If My Penis Was Deformed I Wouldn’t Know

May 28, 2008

Whenever I begin a new journal I always start with the same sentence: I was reading (some journal) and I thought I should keep a journal because it feels like a (whatever kind of person I want to be/job I want to have at the time) ought to keep a journal. The last time I kept a journal was (last time I kept a journal) and I (some story about my life) but (some rationalisation of some flaw I perceive myself to have) so I’ll give it a shot anyway.

All that stuff is basically true again, but I don’t want to muse on the nature of musing too much so I’ll just leap straight into journaling. I cannot simply be content. If I become content, or just happy, or just happy-ish, I question it. I enjoy going to university at the moment. Why? What do I do there that I enjoy? What makes a good class? I was remarking about this to Chelsea – a successful day is one in which I a) make the class laugh and/or b) win an argument. The day I told her this I had done both so I was buzzing. Before and after I do this I spend about 10 hours on the computer doing work, studying, faffing, listening to a Ricky Gervais radio show from six years ago. If my day was a line of amplitude it would be completely flat at the beginning and end with a massive spike in the middle where I am brimming with self-satisfaction. When I leave the classroom I am relegated to relative nobody-ness. If this is why I like university, instead of thinking that an education in critical theory can help people, then I am a selfish and pathetic person. I don’t think I am, but the the chance that I am terrorises me at the horizon of possibility. Boooo.

Other things I enjoy: making people laugh, making people orgasm. I believe this is because both responses are, though fakeable, are generally involuntary, therefore sincere. I cannot enjoy human interaction most times because I assume that even the most benign exchanges are rife with secret, ambiguous hostility. Booooooo.

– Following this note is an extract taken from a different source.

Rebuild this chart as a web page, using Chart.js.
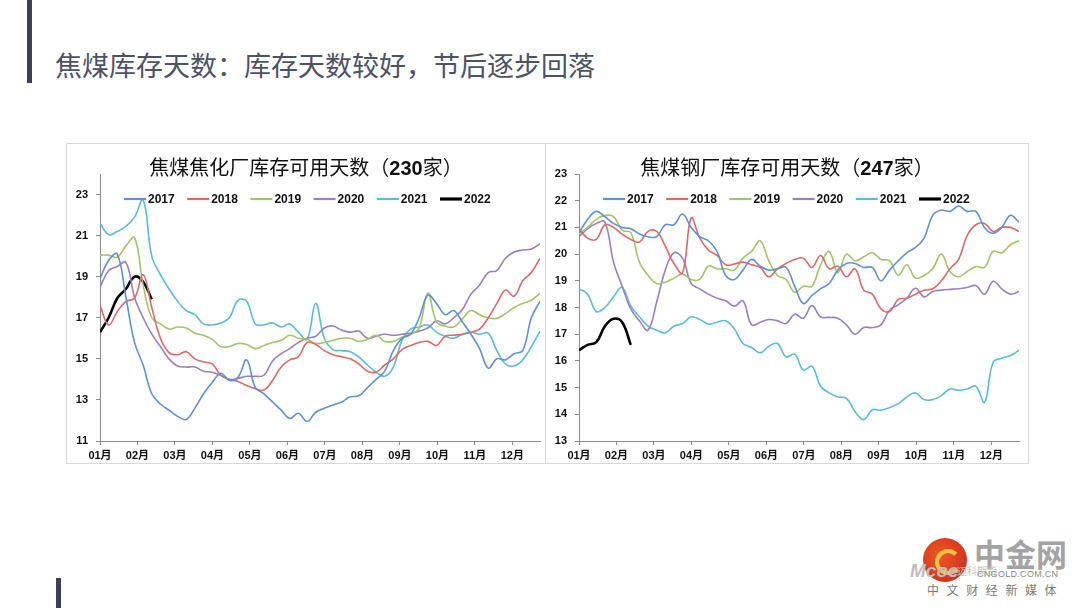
<!DOCTYPE html>
<html lang="zh-CN">
<head>
<meta charset="utf-8">
<title>焦煤库存天数</title>
<script src="https://cdn.jsdelivr.net/npm/chart.js@4.4.1/dist/chart.umd.min.js"></script>
<style>
  html, body { margin: 0; padding: 0; background: #fff; }
  body { width: 1080px; height: 608px; position: relative; overflow: hidden;
         font-family: "Noto Sans CJK SC", "Noto Sans", sans-serif; }
  .bar { position: absolute; background: #3c4057; }
  #pageTitle { position: absolute; left: 55px; top: 51px; font-size: 27px; line-height: 27px;
               color: #4d5266; white-space: nowrap; }
  .box { position: absolute; top: 143px; height: 321px; border: 1px solid #d9d9d9; box-sizing: border-box; }
  .box canvas { position: absolute; left: 0; top: 0; }
  .chartTitle { position: absolute; left: 0; right: 0; top: 13px; text-align: center; font-size: 20px;
                line-height: 20px; color: #111; white-space: nowrap; }
  .chartTitle b { font-family: "Liberation Sans", sans-serif; }
  .logo { position: absolute; white-space: nowrap; }
</style>
</head>
<body>
<div class="bar" style="left:27px;top:0;width:5px;height:83px"></div>
<div class="bar" style="left:56px;top:578px;width:5px;height:30px"></div>
<div id="pageTitle">焦煤库存天数：库存天数较好，节后逐步回落</div>

<div class="box" style="left:66px;width:480px">
  <canvas id="cokeChart" width="478" height="319"></canvas>
  <div class="chartTitle">焦煤焦化厂库存可用天数（<b>230</b>家）</div>
</div>
<div class="box" style="left:545px;width:484px">
  <canvas id="steelChart" width="482" height="319"></canvas>
  <div class="chartTitle">焦煤钢厂库存可用天数（<b>247</b>家）</div>
</div>

<!-- watermark -->
<div class="logo" style="left:923px;top:538px;width:44px;height:44px;border-radius:50%;background:radial-gradient(circle at 40% 40%,#ef5a22,#c9221b)"></div>
<div class="logo" style="left:935px;top:549px;width:18px;height:18px;border-radius:50%;border:4px solid #f6c04a;border-right-color:transparent"></div>
<div class="logo" style="left:974px;top:536px;font-size:31px;line-height:34px;font-weight:bold;color:#a3a3a3">中金网</div>
<div class="logo" style="left:910px;top:560px;font:italic bold 19px 'Liberation Sans';color:#bdbdbd">Mcoe</div>
<div class="logo" style="left:957px;top:563px;font-size:10px;color:#c4c4c4">迈科期货</div>
<div class="logo" style="left:977px;top:569px;font:9px 'Liberation Sans';color:#8a8a8a;letter-spacing:0.3px">CNGOLD.COM.CN</div>
<div class="logo" style="left:927px;top:583px;font-size:12px;line-height:14px;color:#7a7a7a;letter-spacing:7.6px">中文财经新媒体</div>

<script>
// weekly series, week 0 = first week of January
const years = ['2017', '2018', '2019', '2020', '2021', '2022'];
const monthLabels = ['01月', '02月', '03月', '04月', '05月', '06月', '07月', '08月', '09月', '10月', '11月', '12月'];
const cokeTicks = [11, 13, 15, 17, 19, 21, 23];
const steelTicks = [13, 14, 15, 16, 17, 18, 19, 20, 21, 22, 23];

// 焦化厂库存可用天数
const coke2017 = [18.9, 19.8, 20.1, 18.0, 15.8, 14.7, 13.3, 12.8, 12.5, 12.2, 12.05, 12.6, 13.3, 13.85, 14.3, 13.95, 14.1, 14.95, 13.6, 13.3, 12.9, 12.5, 12.1, 12.35, 11.95, 12.4, 12.6, 12.75, 12.9, 13.15, 13.2, 13.6, 14.0, 14.4, 15.4, 16.0, 16.2, 17.0, 18.1, 17.7, 17.15, 17.35, 16.8, 16.2, 15.5, 14.55, 15.0, 14.95, 15.25, 15.4, 17.0, 17.8];
const coke2018 = [17.6, 16.65, 17.3, 17.8, 17.95, 19.1, 17.5, 16.0, 15.3, 15.2, 15.35, 15.0, 14.85, 14.75, 14.2, 14.0, 13.9, 13.7, 13.55, 13.48, 13.95, 14.6, 14.95, 15.1, 15.8, 15.7, 15.4, 15.2, 15.1, 15.0, 14.75, 14.4, 14.35, 14.7, 15.0, 15.45, 15.65, 15.8, 15.85, 15.65, 16.1, 16.15, 16.2, 16.3, 16.45, 17.0, 17.7, 18.35, 18.05, 18.8, 19.2, 19.9];
const coke2019 = [20.05, 20.05, 19.95, 20.5, 20.9, 18.6, 17.0, 16.7, 16.45, 16.55, 16.5, 16.25, 16.15, 15.95, 15.6, 15.6, 15.75, 15.7, 15.5, 15.65, 15.8, 15.9, 16.15, 16.0, 15.95, 15.75, 15.8, 15.9, 16.0, 16.0, 15.85, 15.95, 16.15, 15.85, 15.85, 16.05, 16.2, 16.5, 18.2, 16.8, 16.6, 16.55, 16.95, 17.35, 17.15, 17.0, 16.97, 17.2, 17.5, 17.7, 17.85, 18.2];
const coke2020 = [18.5, 19.3, 19.5, 19.7, 18.0, 17.0, 16.2, 15.6, 15.0, 14.65, 14.6, 14.6, 14.4, 14.35, 14.2, 14.0, 14.05, 14.15, 14.15, 14.2, 14.9, 15.25, 15.5, 15.8, 16.0, 16.1, 16.5, 16.6, 16.4, 16.3, 16.35, 16.0, 16.1, 16.2, 16.15, 16.2, 16.25, 16.35, 16.5, 16.85, 16.7, 17.0, 17.4, 18.15, 18.6, 19.2, 19.3, 19.9, 20.2, 20.3, 20.35, 20.6];
const coke2021 = [21.6, 21.05, 21.2, 21.45, 21.9, 22.75, 20.0, 19.1, 18.4, 17.8, 17.35, 17.15, 16.7, 16.65, 16.75, 17.0, 17.85, 17.8, 16.7, 16.65, 16.75, 16.55, 16.7, 16.3, 15.95, 17.7, 16.0, 15.45, 15.4, 15.35, 15.1, 14.7, 14.35, 14.15, 14.6, 15.9, 16.45, 16.55, 16.65, 16.3, 16.1, 16.0, 16.2, 16.3, 16.2, 16.25, 15.4, 14.75, 14.65, 14.95, 15.6, 16.35];
const coke2022 = [16.3, 17.0, 17.95, 18.4, 19.0, 18.75, 17.9];

// 钢厂库存可用天数
const steel2017 = [20.8, 21.3, 21.6, 21.4, 21.15, 21.0, 20.95, 20.75, 20.65, 20.65, 21.1, 21.1, 21.5, 21.0, 20.65, 20.5, 20.1, 19.2, 19.05, 19.4, 19.8, 19.55, 19.4, 19.45, 19.5, 18.8, 18.15, 18.45, 18.7, 18.9, 19.4, 19.65, 19.65, 19.5, 19.5, 19.0, 19.4, 19.75, 20.05, 20.25, 20.6, 21.45, 21.65, 21.6, 21.8, 21.6, 21.6, 21.0, 20.78, 21.0, 21.45, 21.2];
const steel2018 = [20.95, 20.6, 20.55, 21.1, 21.0, 20.75, 20.55, 20.45, 20.85, 20.85, 20.3, 19.65, 19.3, 21.35, 20.6, 20.15, 19.95, 19.6, 19.63, 19.7, 19.6, 19.5, 19.15, 19.45, 19.65, 19.8, 19.85, 19.5, 19.95, 19.45, 19.55, 19.15, 19.45, 18.65, 18.5, 17.95, 17.85, 18.3, 18.35, 18.5, 18.65, 18.7, 19.0, 19.45, 19.8, 20.7, 21.1, 21.15, 20.85, 21.0, 21.0, 20.85];
const steel2019 = [20.75, 21.0, 21.3, 21.45, 21.4, 20.9, 20.8, 19.7, 19.2, 18.9, 18.95, 19.1, 19.25, 19.05, 19.05, 19.55, 19.45, 19.45, 19.4, 19.85, 20.1, 20.5, 19.75, 19.2, 19.05, 18.57, 18.8, 18.8, 19.6, 20.1, 19.3, 20.0, 19.75, 19.9, 20.05, 19.8, 19.75, 19.2, 19.6, 19.1, 19.2, 19.45, 20.0, 19.35, 19.15, 19.35, 19.53, 19.5, 20.1, 20.05, 20.35, 20.5];
const steel2020 = [20.65, 20.95, 21.15, 21.2, 19.7, 18.8, 17.95, 17.5, 17.15, 18.2, 19.4, 20.05, 19.85, 18.9, 18.7, 18.5, 18.35, 18.25, 18.05, 18.25, 17.35, 17.45, 17.55, 17.5, 17.4, 17.75, 17.6, 18.07, 17.65, 17.63, 17.6, 17.35, 17.0, 17.25, 17.25, 17.35, 17.9, 18.1, 18.35, 18.72, 18.4, 18.6, 18.65, 18.68, 18.7, 18.75, 18.82, 18.5, 18.98, 18.7, 18.5, 18.6];
const steel2021 = [18.7, 18.5, 17.85, 18.0, 18.4, 18.75, 18.05, 17.65, 17.3, 17.15, 17.05, 17.3, 17.4, 17.65, 17.55, 17.38, 17.45, 17.5, 17.2, 16.65, 16.5, 16.3, 16.55, 16.65, 16.15, 16.25, 15.65, 15.8, 15.05, 14.8, 14.65, 14.6, 14.1, 13.8, 14.17, 14.15, 14.25, 14.4, 14.65, 14.8, 14.55, 14.55, 14.7, 14.95, 14.9, 14.95, 15.05, 14.45, 15.95, 16.1, 16.2, 16.4];
const steel2022 = [16.4, 16.6, 16.7, 17.3, 17.58, 17.45, 16.6];

const lineColors = ['#5f92d3', '#db6b68', '#a3c46a', '#9a80c0', '#5cbcd8', '#000000'];
const FONT = '"Liberation Sans", "Noto Sans CJK SC", sans-serif';
const WEEKS_PER_MONTH = 365 / 7 / 12;
const AXIS_COLOR = '#8c8c8c';

Chart.defaults.font.family = FONT;
Chart.defaults.color = '#111';

// legend drawn inside the plot area, like the Excel original
const inlineLegend = {
  id: 'inlineLegend',
  afterDatasetsDraw(chart) {
    const { ctx, chartArea } = chart;
    const y = chartArea.top + 25;
    let x = chartArea.left + 24;
    ctx.save();
    ctx.font = 'bold 12px ' + FONT;
    ctx.textBaseline = 'middle';
    chart.data.datasets.forEach(ds => {
      ctx.strokeStyle = ds.borderColor;
      ctx.lineWidth = ds.borderWidth + 0.6;
      ctx.beginPath();
      ctx.moveTo(x, y);
      ctx.lineTo(x + 22, y);
      ctx.stroke();
      ctx.fillStyle = '#111';
      ctx.fillText(ds.label, x + 24, y + 1);
      x += 24 + ctx.measureText(ds.label).width + 12.5;
    });
    ctx.restore();
  }
};

function makeChart(canvasId, series, yMin, yMax, yTicks, padRight) {
  const canvas = document.getElementById(canvasId);
  return new Chart(canvas.getContext('2d'), {
    type: 'line',
    data: {
      datasets: series.map((values, i) => ({
        label: years[i],
        data: values.map((v, w) => ({ x: w, y: v })),
        borderColor: lineColors[i],
        backgroundColor: lineColors[i],
        borderWidth: i === 5 ? 2.6 : 1.6,
        pointRadius: 0,
        tension: 0.4,
        fill: false
      }))
    },
    options: {
      responsive: false,
      animation: false,
      layout: { padding: { top: 30, right: padRight, left: 0, bottom: 0 } },
      plugins: {
        legend: { display: false },
        tooltip: { enabled: false }
      },
      scales: {
        x: {
          type: 'linear',
          min: 0,
          max: 51,
          afterBuildTicks: s => { s.ticks = monthLabels.map((_, m) => ({ value: m * WEEKS_PER_MONTH })); },
          afterFit: s => { s.height = 22; },
          ticks: {
            callback: (v, i) => monthLabels[i],
            autoSkip: false,
            maxRotation: 0,
            padding: 4,
            color: '#111',
            font: { size: 11, weight: 'bold' }
          },
          grid: { drawOnChartArea: false, tickLength: 4, color: AXIS_COLOR },
          border: { color: AXIS_COLOR }
        },
        y: {
          min: yMin,
          max: yMax,
          afterBuildTicks: s => { s.ticks = yTicks.map(v => ({ value: v })); },
          afterFit: s => { s.width = 33; },
          ticks: { padding: 8, color: '#111', font: { size: 11, weight: 'bold' } },
          grid: { drawOnChartArea: false, tickLength: 4, color: AXIS_COLOR },
          border: { color: AXIS_COLOR }
        }
      }
    },
    plugins: [inlineLegend]
  });
}

window.onload = () => {
  makeChart('cokeChart', [coke2017, coke2018, coke2019, coke2020, coke2021, coke2022], 11, 24, cokeTicks, 5);
  makeChart('steelChart', [steel2017, steel2018, steel2019, steel2020, steel2021, steel2022], 13, 23, steelTicks, 9);
};
</script>
</body>
</html>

Anyway, things are generally on the up at the moment because we started to lay out First Page (I remembered/realised that laying out a publication is something I genuinely love [other things: riding the bus, cup of tea]) and I got an 82% for an oral presentation. That’s my third high distinction this semester, meaning that… well, nothing really, apart from I’m doing really well and regretting my abysmal past performances from when I didn’t care. What can I do to erase those fumbles? Nothing, apart from be declared the best writer in all the land. I’d feel okay after that.

I shaved my beard a while ago to get rid of the stringy trimmed whiskers but even the regrowth is stringy and coarse. Boooo boooo, thousands of times on all of my heads, boo.

Also I have to do a bunch of poetry exercises which I will post up here SWEET, DO THAT, ME.